## [SUPPLIED RECORDS]
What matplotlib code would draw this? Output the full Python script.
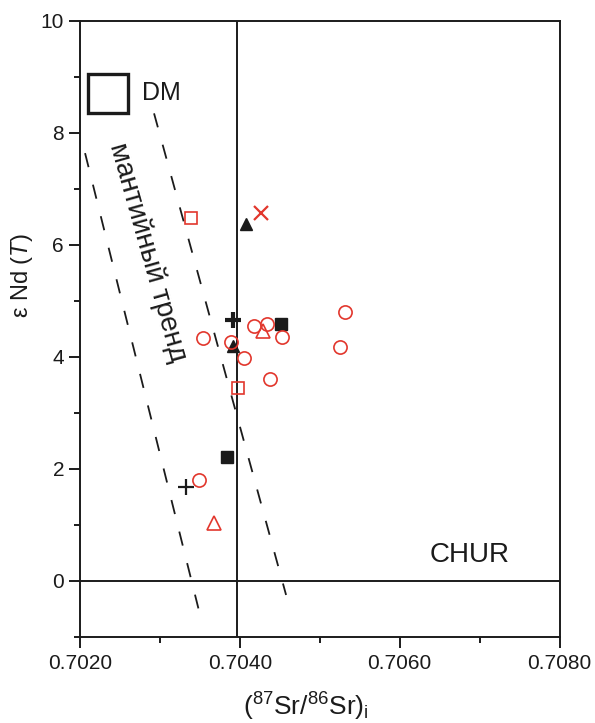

--

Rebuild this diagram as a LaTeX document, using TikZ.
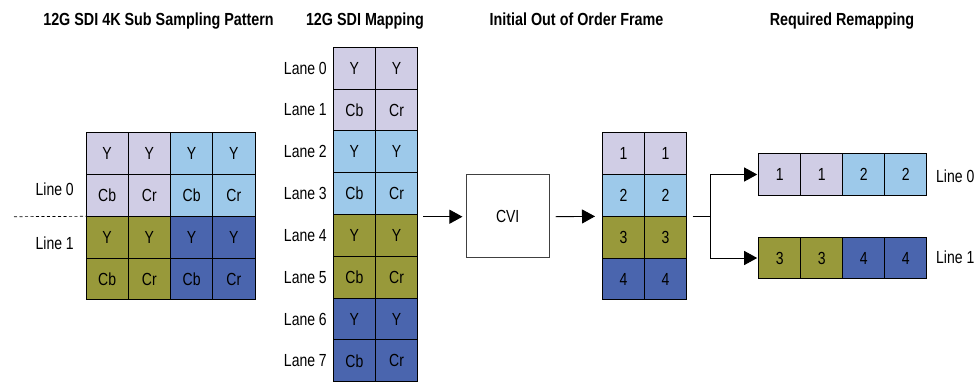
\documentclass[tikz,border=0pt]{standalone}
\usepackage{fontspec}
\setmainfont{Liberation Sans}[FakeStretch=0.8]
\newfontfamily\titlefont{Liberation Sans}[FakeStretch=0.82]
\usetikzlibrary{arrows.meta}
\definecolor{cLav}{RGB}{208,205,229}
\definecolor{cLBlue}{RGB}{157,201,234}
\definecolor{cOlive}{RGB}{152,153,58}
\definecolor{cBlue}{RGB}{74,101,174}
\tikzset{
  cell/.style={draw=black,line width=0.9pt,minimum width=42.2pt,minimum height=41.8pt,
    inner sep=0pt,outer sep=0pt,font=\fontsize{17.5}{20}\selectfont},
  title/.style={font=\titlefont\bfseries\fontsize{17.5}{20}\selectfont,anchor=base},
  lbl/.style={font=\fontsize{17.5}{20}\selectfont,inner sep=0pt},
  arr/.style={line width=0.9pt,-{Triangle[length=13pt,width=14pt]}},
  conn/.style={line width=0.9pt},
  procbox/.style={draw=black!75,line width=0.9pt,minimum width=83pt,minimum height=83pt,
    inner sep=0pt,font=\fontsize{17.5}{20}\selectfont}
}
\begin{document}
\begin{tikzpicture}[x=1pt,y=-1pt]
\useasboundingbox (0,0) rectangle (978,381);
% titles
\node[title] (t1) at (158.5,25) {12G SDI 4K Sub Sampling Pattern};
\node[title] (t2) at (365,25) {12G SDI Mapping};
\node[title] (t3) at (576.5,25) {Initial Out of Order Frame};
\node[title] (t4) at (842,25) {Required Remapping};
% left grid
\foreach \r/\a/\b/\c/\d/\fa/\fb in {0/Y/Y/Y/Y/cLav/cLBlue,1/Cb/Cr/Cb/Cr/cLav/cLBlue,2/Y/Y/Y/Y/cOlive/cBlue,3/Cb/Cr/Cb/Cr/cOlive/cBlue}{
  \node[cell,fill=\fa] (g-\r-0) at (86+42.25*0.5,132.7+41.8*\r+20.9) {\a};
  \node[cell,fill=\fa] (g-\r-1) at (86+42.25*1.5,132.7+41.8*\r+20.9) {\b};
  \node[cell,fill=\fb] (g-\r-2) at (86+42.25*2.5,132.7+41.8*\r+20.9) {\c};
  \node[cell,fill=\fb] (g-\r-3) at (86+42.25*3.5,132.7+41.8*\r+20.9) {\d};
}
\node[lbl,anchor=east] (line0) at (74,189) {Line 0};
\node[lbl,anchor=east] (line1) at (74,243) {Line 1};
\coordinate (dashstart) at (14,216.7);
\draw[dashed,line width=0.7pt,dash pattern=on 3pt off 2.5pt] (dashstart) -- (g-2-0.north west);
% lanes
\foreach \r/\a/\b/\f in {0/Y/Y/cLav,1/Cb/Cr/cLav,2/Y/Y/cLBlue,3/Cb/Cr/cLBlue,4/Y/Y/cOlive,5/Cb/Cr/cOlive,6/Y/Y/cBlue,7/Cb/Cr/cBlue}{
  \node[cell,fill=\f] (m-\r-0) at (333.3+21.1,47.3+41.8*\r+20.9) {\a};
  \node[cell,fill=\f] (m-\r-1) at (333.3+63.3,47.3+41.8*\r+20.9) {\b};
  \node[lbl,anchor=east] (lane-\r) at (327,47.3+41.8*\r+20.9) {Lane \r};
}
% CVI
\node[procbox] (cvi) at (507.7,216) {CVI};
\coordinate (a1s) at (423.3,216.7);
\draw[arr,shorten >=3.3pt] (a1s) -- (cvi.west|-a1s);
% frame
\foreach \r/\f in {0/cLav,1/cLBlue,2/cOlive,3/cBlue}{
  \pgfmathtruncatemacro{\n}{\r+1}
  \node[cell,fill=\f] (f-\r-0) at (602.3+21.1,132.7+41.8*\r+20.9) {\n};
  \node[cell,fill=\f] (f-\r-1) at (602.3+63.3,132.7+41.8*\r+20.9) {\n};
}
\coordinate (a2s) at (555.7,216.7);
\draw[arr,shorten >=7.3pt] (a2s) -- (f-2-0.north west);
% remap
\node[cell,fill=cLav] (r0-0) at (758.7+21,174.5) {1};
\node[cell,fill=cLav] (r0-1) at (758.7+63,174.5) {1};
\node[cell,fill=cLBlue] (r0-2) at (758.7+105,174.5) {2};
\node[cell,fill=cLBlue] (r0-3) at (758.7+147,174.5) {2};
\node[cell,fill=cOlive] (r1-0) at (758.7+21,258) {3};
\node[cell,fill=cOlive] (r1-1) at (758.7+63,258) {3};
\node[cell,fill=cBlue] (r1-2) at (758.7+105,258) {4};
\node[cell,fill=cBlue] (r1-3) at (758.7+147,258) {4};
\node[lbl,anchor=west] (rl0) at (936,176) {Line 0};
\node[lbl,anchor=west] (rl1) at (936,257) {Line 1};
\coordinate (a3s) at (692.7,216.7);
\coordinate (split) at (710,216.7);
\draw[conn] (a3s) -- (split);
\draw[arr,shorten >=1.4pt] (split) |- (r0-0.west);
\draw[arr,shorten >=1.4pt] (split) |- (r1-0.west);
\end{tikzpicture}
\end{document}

## [DIRECTIONS FOR THIS TASK]
Determine how many lines of the data contain "draw" and give nothing but that number.

## [SOLUTION BELOW]
9